こうした具材の多様性は、その土地で採れるものを無駄なく使うという山の暮らしの精神が反映されています。春には採れたての山菜を、秋にはきのこを、といった具合に、季節の移ろいと共に朴葉味噌の具材も変化し、その時々の山の恵みを味わうことができるのです。

シンプルながら奥深い味わい方:食卓での楽しみ

朴葉味噌の基本的な食べ方は、朴葉に乗せた味噌と具材を火でじっくりと焼き、熱々をご飯に乗せたり、お酒の肴として味わったりすることです。焼くことで味噌の香りが引き立ち、具材にも香ばしさが加わります。囲炉裏端で皆で囲んで焼くのは、地域の交流や温かい団欒の象徴でもありました。

ご家庭で楽しむ際には、カセットコンロの網の上や、フライパンに朴葉を乗せて焼くことも可能です。味噌がふつふつと煮えて、香ばしい匂いが漂い始めたら食べ頃です。熱々のご飯に乗せていただけば、味噌の旨味と朴葉の香りが口いっぱいに広がり、どこか懐かしく、心安らぐ味わいを感じることができます。

朴葉味噌を未来へ繋ぐ人々:知恵と伝統の継承

朴葉味噌は、単なる郷土料理としてだけでなく、その地域の歴史や文化、人々の暮らしと深く結びついています。朴葉を採取し、味噌を仕込み、この料理を作り続けている人々は、地域の食文化を守り、次世代に伝えている存在と言えるでしょう。近年では、朴葉味噌を観光資源として提供する飲食店も増え、多くの人々がその味わいに触れる機会が増えています。

しかし、その根底にあるのは、厳しい自然の中で工夫を凝らし、食を大切にしてきた先人の知恵です。朴葉味噌に込められた物語を知ることで、私たちは地域の風土への敬意や、持続可能な暮らしのヒントを得ることができるのかもしれません。

ご家庭で朴葉味噌を楽しむヒント

もし朴葉味噌を味わってみたいと思われたら、地域の特産品店やインターネットで朴葉や朴葉味噌セットを探してみることから始めてはいかがでしょうか。市販されている朴葉味噌には、すでに味噌に具材が混ぜられているものや、朴葉のみ、味噌のみといった様々な形態があります。

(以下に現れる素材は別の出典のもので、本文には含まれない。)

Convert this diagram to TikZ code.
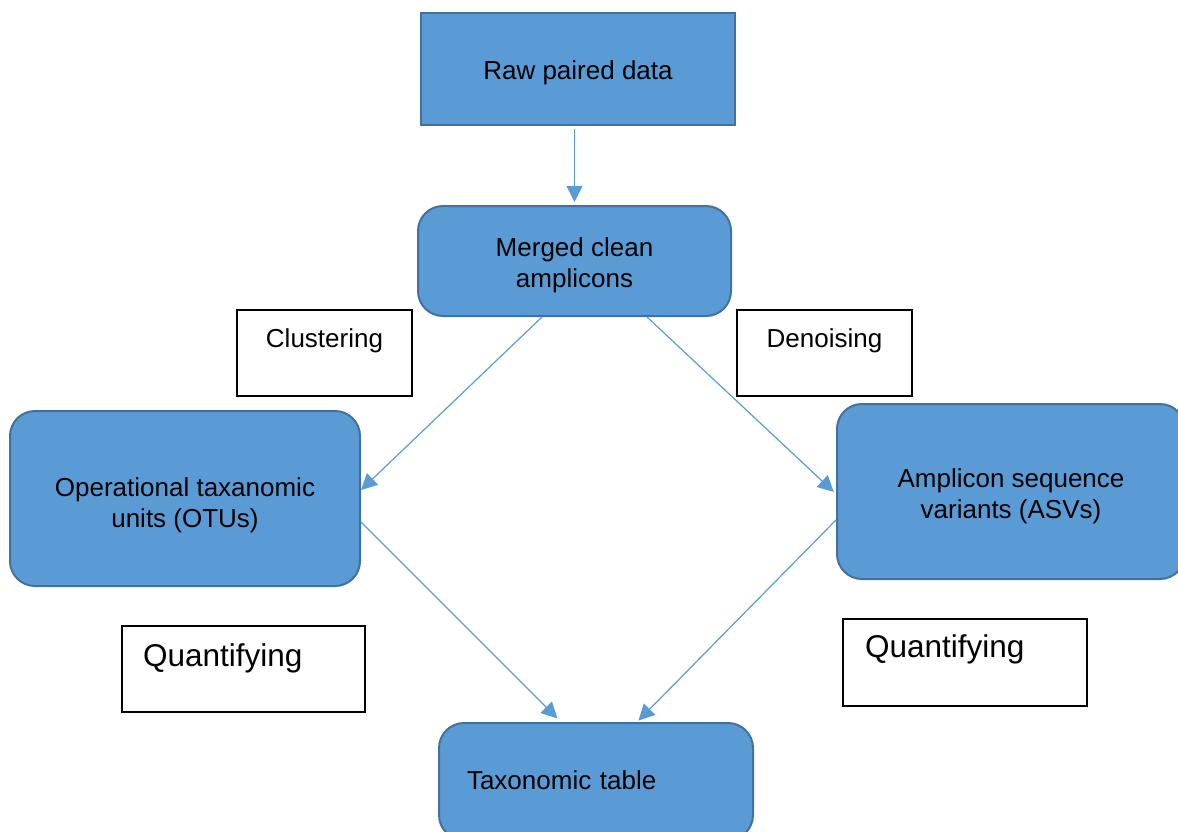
\documentclass[tikz,border=0pt]{standalone}
\usepackage{fontspec}
\setmainfont{Liberation Sans}
\usetikzlibrary{positioning,arrows.meta,calc}
\definecolor{boxfill}{HTML}{5B9BD5}
\definecolor{boxline}{HTML}{41719C}

\begin{document}
\begin{tikzpicture}[x=1pt,y=-1pt,
stage/.style={
% The shape:
rectangle, inner sep=0pt,
% The rest
line width=2pt, draw=boxline, fill=boxfill,
align=center, font=\fontsize{26}{31}\selectfont},
roundstage/.style={stage, rounded corners=25pt},
note/.style={rectangle, inner ysep=0pt, line width=2pt, draw=black, fill=white,
font=\fontsize{26}{31}\selectfont},
bignote/.style={note, align=left, font=\fontsize{31.5}{36}\selectfont},
flow/.style={draw=boxfill, line width=1.2pt, -{Triangle[length=16pt,width=16pt]}}]

\useasboundingbox (0,0) rectangle (1178,831);

\node (Raw) [stage, minimum width=314pt, minimum height=112pt,
  text height=20pt, text depth=0pt] at (578,69) {Raw paired data};
\node (Merged) [roundstage, minimum width=313pt, minimum height=110pt,
  text height=52pt, text depth=0pt] at (574.5,261) {Merged clean\\amplicons};
\node (OTU) [roundstage, minimum width=350pt, minimum height=175pt,
  text height=57pt, text depth=0pt] at (185,498.5) {Operational taxanomic\\units (OTUs)};
\node (ASV) [roundstage, minimum width=348pt, minimum height=175pt,
  text height=53pt, text depth=0pt] at (1011,491.5) {Amplicon sequence\\variants (ASVs)};
\node (Table) [roundstage, inner xsep=28pt, text width=258pt, align=left,
  text height=66pt, text depth=51pt] at (596,781.5) {Taxonomic table};

\node (Clust) [note, minimum width=175pt, text height=37pt, text depth=49pt] at (324.5,353) {Clustering};
\node (Denoise) [note, minimum width=175pt, text height=37pt, text depth=49pt] at (824.5,353) {Denoising};
\node (QuantL) [bignote, inner xsep=21pt, text width=201pt, text height=40pt, text depth=46pt] at (243.5,669) {Quantifying};
\node (QuantR) [bignote, inner xsep=22pt, text width=200pt, text height=38pt, text depth=49pt] at (965,662.5) {Quantifying};

\path
($(Raw.south -| Merged.north)+(0,3)$) edge[flow, shorten >=3pt] (Merged.north) % straight down
([xshift=-32.5pt]Merged.south) edge[flow] ([yshift=8.5pt]OTU.east)
([xshift=72.5pt]Merged.south) edge[flow, shorten >=3pt] ([yshift=-2.5pt]ASV.west)
([yshift=-23.5pt]OTU.east) edge[flow, shorten >=5pt] ([xshift=-35pt]Table.north)
([yshift=-28.5pt]ASV.west) edge[flow, shorten >=2pt] ([xshift=41pt]Table.north);

\end{tikzpicture}
\end{document}
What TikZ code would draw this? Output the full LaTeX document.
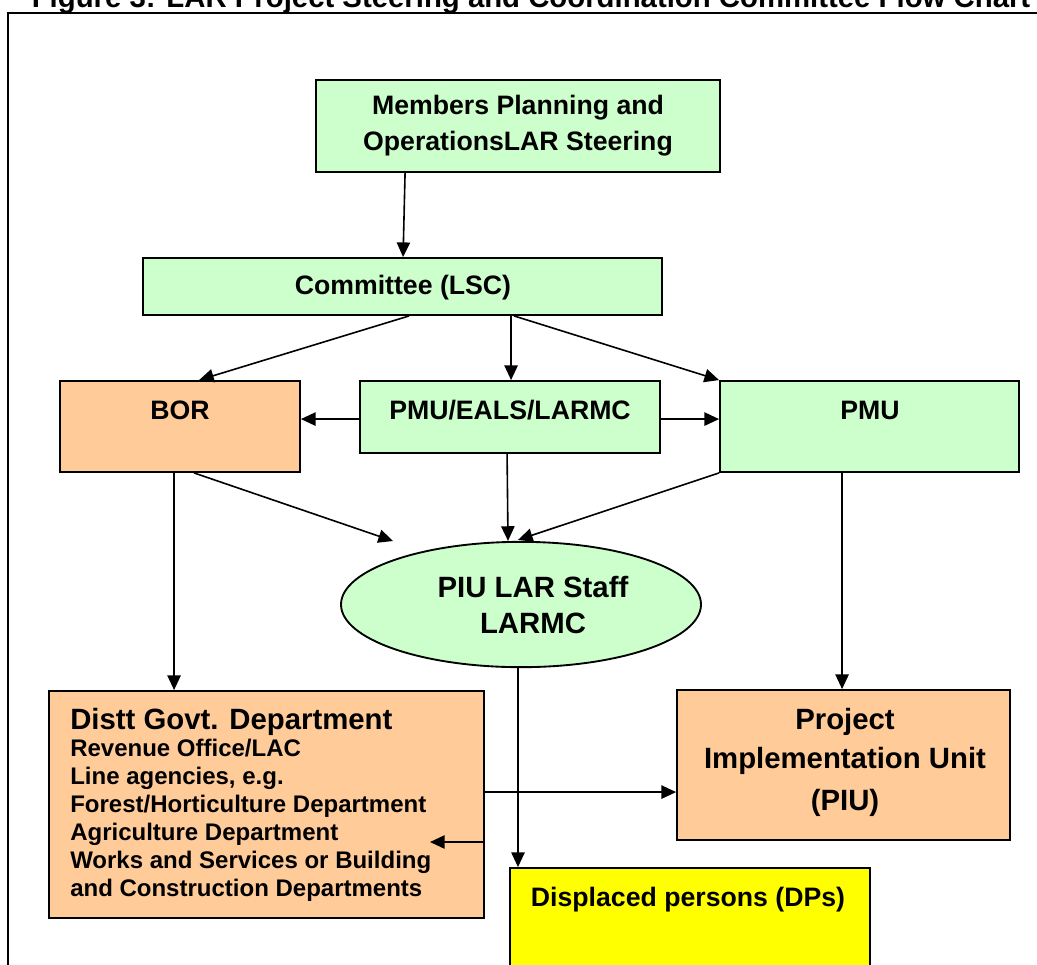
\documentclass[tikz,border=0pt]{standalone}
\usepackage{fontspec}
\setmainfont{Liberation Sans}
\usetikzlibrary{arrows.meta,shapes.geometric,fit,calc,shadows}
\definecolor{lgreen}{HTML}{CCFFCC}
\definecolor{lorange}{HTML}{FFCC99}
\definecolor{dyellow}{HTML}{FFFF00}
\begin{document}
\begin{tikzpicture}[x=0.75pt,y=-0.75pt,
  box/.style={draw=black, line width=1.4pt, inner sep=0pt,
    drop shadow={shadow xshift=1.1pt, shadow yshift=-1.1pt, opacity=0.7, fill=black!80}},
  gbox/.style={box, fill=lgreen},
  obox/.style={box, fill=lorange},
  ybox/.style={box, fill=dyellow},
  arr/.style={line width=1.2pt, -{Triangle[length=11pt,width=10pt]}},
  lab/.style={anchor=base, inner sep=0pt, font=\bfseries\fontsize{20}{24}\selectfont},
  labL/.style={anchor=base, inner sep=0pt, font=\bfseries\fontsize{22}{26}\selectfont},
  labS/.style={anchor=base west, inner sep=0pt, font=\bfseries\fontsize{18}{22}\selectfont}]
\useasboundingbox (0,0) rectangle (1037,964);
\clip (0,0) rectangle (1037,964);
% title and frame
\node[labL] (title) at (531,7) {Figure 3: LAR Project Steering and Coordination Committee Flow Chart};
\draw[line width=1.5pt] (8,13) rectangle (1050,980);
% shapes
\node[gbox, fit={(316,80) (720,172)}] (m) {};
\node[gbox, fit={(143,258) (662,315)}] (lsc) {};
\node[obox, fit={(60,381) (300,472)}] (bor) {};
\node[gbox, fit={(360,381) (660,453)}] (pe) {};
\node[gbox, fit={(720,381) (1019,472)}] (pmu) {};
\node[ellipse, draw=black, line width=1.4pt, fill=lgreen, inner sep=0pt,
      minimum width=270pt, minimum height=94pt] (el) at (521,604.5) {};
\node[obox, fit={(49,691) (484,918)}] (dg) {};
\node[obox, fit={(677,690) (1010,840)}] (piu) {};
\node[ybox, fit={(510,868) (870,990)}] (dp) {};
% texts
\node[lab] (t1) at (518,114) {Members Planning and};
\node[lab] (t2) at (518,150) {OperationsLAR Steering};
\node[lab] (t3) at (403,294) {Committee (LSC)};
\node[lab] (t4) at (180,419) {BOR};
\node[lab] (t5) at (510,419) {PMU/EALS/LARMC};
\node[lab] (t6) at (870,419) {PMU};
\node[labL] (t7) at (533,597) {PIU LAR Staff};
\node[labL] (t8) at (533,633) {LARMC};
\node[labL, anchor=base west] (t9) at (70,729) {Distt Govt. Department};
\node[labS] (t10) at (70,756) {Revenue Office/LAC};
\node[labS] (t11) at (70,784) {Line agencies, e.g.};
\node[labS] (t12) at (70,812) {Forest/Horticulture Department};
\node[labS] (t13) at (70,840) {Agriculture Department};
\node[labS] (t14) at (70,868) {Works and Services or Building};
\node[labS] (t15) at (70,896) {and Construction Departments};
\node[labL] (t16) at (845,729) {Project};
\node[labL] (t17) at (845,768) {Implementation Unit};
\node[labL] (t18) at (845,810) {(PIU)};
\node[lab] (t19) at (688,906) {Displaced persons (DPs)};
% connectors
\draw[arr] ($(m.south west)+(90,0)$) -- ($(lsc.north west)+(261,0)$);
\draw[arr] ($(lsc.south west)+(267,0)$) -- ($(bor.north west)+(140,0)$);
\draw[arr] ($(lsc.south west)+(369,0)$) -- ($(pe.north west)+(152,0)$);
\draw[arr] ($(lsc.south west)+(372,0)$) -- (pmu.north west);
\draw[arr] ($(pe.north west)+(0,39)$) coordinate (a1) -- (a1 -| bor.east);
\draw[arr] ($(pe.north east)+(0,39)$) coordinate (a2) -- (a2 -| pmu.west);
\coordinate (e1) at (393,541);
\draw[arr] ($(bor.south west)+(135,0)$) -- (e1);
\draw[arr] ($(pe.south west)+(148,0)$) -- ($(el.north)+(-13,0)$);
\draw[arr] (pmu.south west) -- ($(el.north)+(-3,-1)$);
\draw[arr] ($(bor.south west)+(115,0)$) coordinate (a3) -- (a3 |- dg.north);
\draw[arr] ($(pmu.south west)+(123,0)$) coordinate (a4) -- (a4 |- piu.north);
\draw[arr] ($(el.south)+(-3,0)$) coordinate (a5) -- (a5 |- dp.north);
\draw[arr] ($(dg.north east)+(0,102)$) coordinate (a6) -- (a6 -| piu.west);
\coordinate (e2) at (430,842);
\draw[arr] (e2 -| dg.east) -- (e2);
\end{tikzpicture}
\end{document}
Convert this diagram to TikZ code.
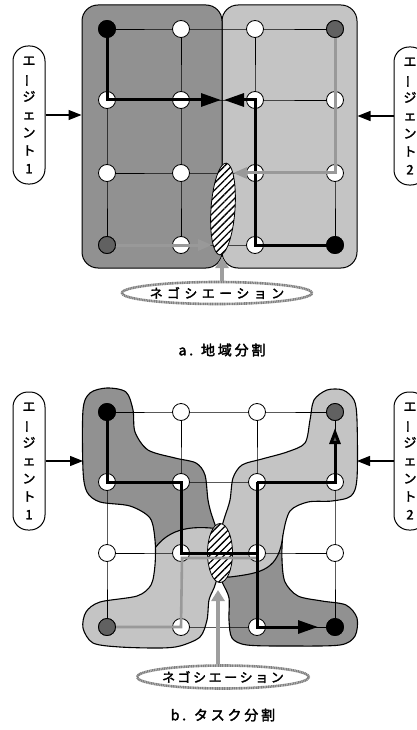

朴葉が手に入れば、お好みの味噌と具材を組み合わせて、オリジナルの朴葉味噌を作ることも可能です。焼き立ての朴葉味噌を囲むひとときは、日々の食卓に、山の恵みと温かい物語をもたらしてくれることでしょう。

朴葉味噌は、地域の風土が育んだ自然の恵みと、それを美味しくいただくための人々の知恵が凝縮された料理です。その素朴な味わいの奥深さを、ぜひ一度ご自身の舌で確かめてみてください。